** Start of DATA SHOWN **

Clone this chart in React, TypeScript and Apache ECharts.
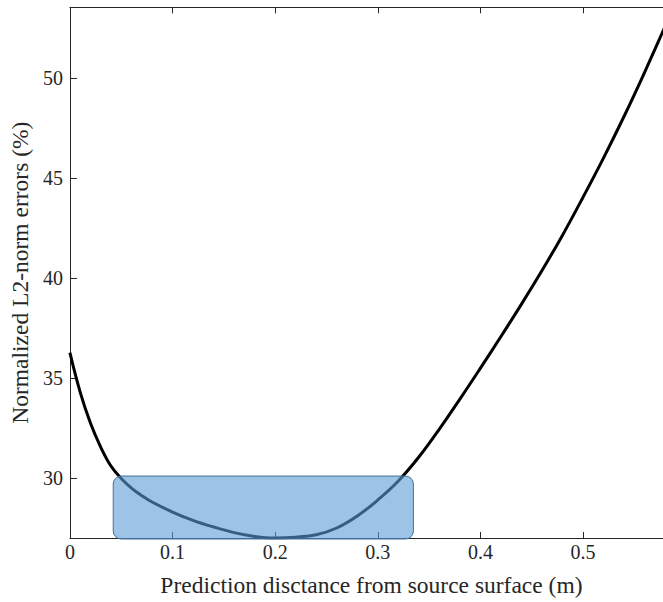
import React, { useEffect, useRef } from "react";
import * as echarts from "echarts";

// Prediction distance (m) and the normalized L2-norm error (%) at each distance
const distance = [
  0, 0.01, 0.02, 0.03, 0.04, 0.05, 0.06, 0.07, 0.08, 0.1, 0.12, 0.14, 0.16,
  0.18, 0.2, 0.22, 0.24, 0.26, 0.28, 0.3, 0.32, 0.34, 0.36, 0.38, 0.4, 0.42,
  0.44, 0.46, 0.48, 0.5, 0.52, 0.54, 0.56, 0.58, 0.6,
];
const errorPct = [
  36.27, 34.3, 32.75, 31.55, 30.6, 29.98, 29.5, 29.12, 28.8, 28.3, 27.88,
  27.55, 27.27, 27.08, 27.0, 27.04, 27.16, 27.5, 28.1, 28.9, 29.85, 31.05,
  32.45, 33.95, 35.5, 37.08, 38.7, 40.38, 42.15, 44.05, 46.02, 48.1, 50.3,
  52.6, 54.9,
];

// Highlighted low-error region: [x from, x to, y from, y to]
const optimalRegion = [0.0422, 0.3347, 26.95, 30.1];

const xTicks = [0, 0.1, 0.2, 0.3, 0.4, 0.5];
const yTicks = [30, 35, 40, 45, 50];

// visible end of the distance axis at the right edge of the canvas
const X_MAX = 0.5779;
const FONT = "'Liberation Serif', 'Times New Roman', serif";
const AXIS_COLOR = "#262626";

export default function App() {
  const ref = useRef<HTMLDivElement>(null);

  useEffect(() => {
    if (!ref.current) return;
    const chart = echarts.init(ref.current, undefined, { renderer: "svg" });

    const axisCommon = {
      axisLine: { show: true, onZero: false, lineStyle: { color: AXIS_COLOR, width: 1 } },
      splitLine: { show: false },
    };

    chart.setOption({
      animation: false,
      backgroundColor: "#ffffff",
      grid: { left: 68.3, right: 0, top: 7.3, bottom: 63 },
      xAxis: [
        {
          type: "value",
          min: 0,
          max: X_MAX,
          position: "bottom",
          ...axisCommon,
          axisTick: { show: true, inside: true, length: 6, customValues: xTicks, lineStyle: { color: AXIS_COLOR } },
          axisLabel: {
            customValues: xTicks,
            color: AXIS_COLOR,
            fontFamily: FONT,
            fontSize: 20,
            margin: 4,
          },
          name: "Prediction disctance from source surface (m)",
          nameLocation: "middle",
          nameGap: 35,
          nameTextStyle: { color: AXIS_COLOR, fontFamily: FONT, fontSize: 23.5, padding: [0, 0, 0, 10] },
        },
        {
          type: "value",
          min: 0,
          max: X_MAX,
          position: "top",
          ...axisCommon,
          axisTick: { show: true, inside: true, length: 6, customValues: xTicks, lineStyle: { color: AXIS_COLOR } },
          axisLabel: { show: false },
        },
      ],
      yAxis: [
        {
          type: "value",
          min: 27,
          max: 53.55,
          position: "left",
          ...axisCommon,
          axisTick: { show: true, inside: true, length: 7, customValues: yTicks, lineStyle: { color: AXIS_COLOR } },
          axisLabel: {
            customValues: yTicks,
            color: AXIS_COLOR,
            fontFamily: FONT,
            fontSize: 20,
            margin: 7,
          },
          name: "Normalized L2-norm errors (%)",
          nameLocation: "middle",
          nameGap: 33,
          nameTextStyle: { color: AXIS_COLOR, fontFamily: FONT, fontSize: 23.5 },
        },
      ],
      series: [
        {
          type: "line",
          data: distance.map((d, i) => [d, errorPct[i]]),
          showSymbol: false,
          smooth: 0.4,
          clip: true,
          lineStyle: { color: "#000000", width: 3 },
          z: 2,
        },
        {
          type: "custom",
          z: 3,
          data: [optimalRegion],
          renderItem: (_params: any, api: any) => {
            const p0 = api.coord([api.value(0), api.value(3)]);
            const p1 = api.coord([api.value(1), api.value(2)]);
            return {
              type: "rect",
              shape: { x: p0[0], y: p0[1], width: p1[0] - p0[0], height: p1[1] - p0[1], r: 8 },
              style: { fill: "rgba(91,155,213,0.6)", stroke: "#41719c", lineWidth: 1 },
            };
          },
        },
      ],
    });

    return () => chart.dispose();
  }, []);

  return (
    <div
      ref={ref}
      style={{ position: "fixed", left: 0, top: 0, width: 663, height: 602, background: "#fff" }}
    />
  );
}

** End of DATA SHOWN **

_EXERCISE INSTRUCTIONS_
Your copy of the data above should match it exactly, except that pictures are left out.

_COMPLETED EXERCISE_
Clone this chart in React, TypeScript and Apache ECharts.
import React, { useEffect, useRef } from "react";
import * as echarts from "echarts";

// Prediction distance (m) and the normalized L2-norm error (%) at each distance
const distance = [
  0, 0.01, 0.02, 0.03, 0.04, 0.05, 0.06, 0.07, 0.08, 0.1, 0.12, 0.14, 0.16,
  0.18, 0.2, 0.22, 0.24, 0.26, 0.28, 0.3, 0.32, 0.34, 0.36, 0.38, 0.4, 0.42,
  0.44, 0.46, 0.48, 0.5, 0.52, 0.54, 0.56, 0.58, 0.6,
];
const errorPct = [
  36.27, 34.3, 32.75, 31.55, 30.6, 29.98, 29.5, 29.12, 28.8, 28.3, 27.88,
  27.55, 27.27, 27.08, 27.0, 27.04, 27.16, 27.5, 28.1, 28.9, 29.85, 31.05,
  32.45, 33.95, 35.5, 37.08, 38.7, 40.38, 42.15, 44.05, 46.02, 48.1, 50.3,
  52.6, 54.9,
];

// Highlighted low-error region: [x from, x to, y from, y to]
const optimalRegion = [0.0422, 0.3347, 26.95, 30.1];

const xTicks = [0, 0.1, 0.2, 0.3, 0.4, 0.5];
const yTicks = [30, 35, 40, 45, 50];

// visible end of the distance axis at the right edge of the canvas
const X_MAX = 0.5779;
const FONT = "'Liberation Serif', 'Times New Roman', serif";
const AXIS_COLOR = "#262626";

export default function App() {
  const ref = useRef<HTMLDivElement>(null);

  useEffect(() => {
    if (!ref.current) return;
    const chart = echarts.init(ref.current, undefined, { renderer: "svg" });

    const axisCommon = {
      axisLine: { show: true, onZero: false, lineStyle: { color: AXIS_COLOR, width: 1 } },
      splitLine: { show: false },
    };

    chart.setOption({
      animation: false,
      backgroundColor: "#ffffff",
      grid: { left: 68.3, right: 0, top: 7.3, bottom: 63 },
      xAxis: [
        {
          type: "value",
          min: 0,
          max: X_MAX,
          position: "bottom",
          ...axisCommon,
          axisTick: { show: true, inside: true, length: 6, customValues: xTicks, lineStyle: { color: AXIS_COLOR } },
          axisLabel: {
            customValues: xTicks,
            color: AXIS_COLOR,
            fontFamily: FONT,
            fontSize: 20,
            margin: 4,
          },
          name: "Prediction disctance from source surface (m)",
          nameLocation: "middle",
          nameGap: 35,
          nameTextStyle: { color: AXIS_COLOR, fontFamily: FONT, fontSize: 23.5, padding: [0, 0, 0, 10] },
        },
        {
          type: "value",
          min: 0,
          max: X_MAX,
          position: "top",
          ...axisCommon,
          axisTick: { show: true, inside: true, length: 6, customValues: xTicks, lineStyle: { color: AXIS_COLOR } },
          axisLabel: { show: false },
        },
      ],
      yAxis: [
        {
          type: "value",
          min: 27,
          max: 53.55,
          position: "left",
          ...axisCommon,
          axisTick: { show: true, inside: true, length: 7, customValues: yTicks, lineStyle: { color: AXIS_COLOR } },
          axisLabel: {
            customValues: yTicks,
            color: AXIS_COLOR,
            fontFamily: FONT,
            fontSize: 20,
            margin: 7,
          },
          name: "Normalized L2-norm errors (%)",
          nameLocation: "middle",
          nameGap: 33,
          nameTextStyle: { color: AXIS_COLOR, fontFamily: FONT, fontSize: 23.5 },
        },
      ],
      series: [
        {
          type: "line",
          data: distance.map((d, i) => [d, errorPct[i]]),
          showSymbol: false,
          smooth: 0.4,
          clip: true,
          lineStyle: { color: "#000000", width: 3 },
          z: 2,
        },
        {
          type: "custom",
          z: 3,
          data: [optimalRegion],
          renderItem: (_params: any, api: any) => {
            const p0 = api.coord([api.value(0), api.value(3)]);
            const p1 = api.coord([api.value(1), api.value(2)]);
            return {
              type: "rect",
              shape: { x: p0[0], y: p0[1], width: p1[0] - p0[0], height: p1[1] - p0[1], r: 8 },
              style: { fill: "rgba(91,155,213,0.6)", stroke: "#41719c", lineWidth: 1 },
            };
          },
        },
      ],
    });

    return () => chart.dispose();
  }, []);

  return (
    <div
      ref={ref}
      style={{ position: "fixed", left: 0, top: 0, width: 663, height: 602, background: "#fff" }}
    />
  );
}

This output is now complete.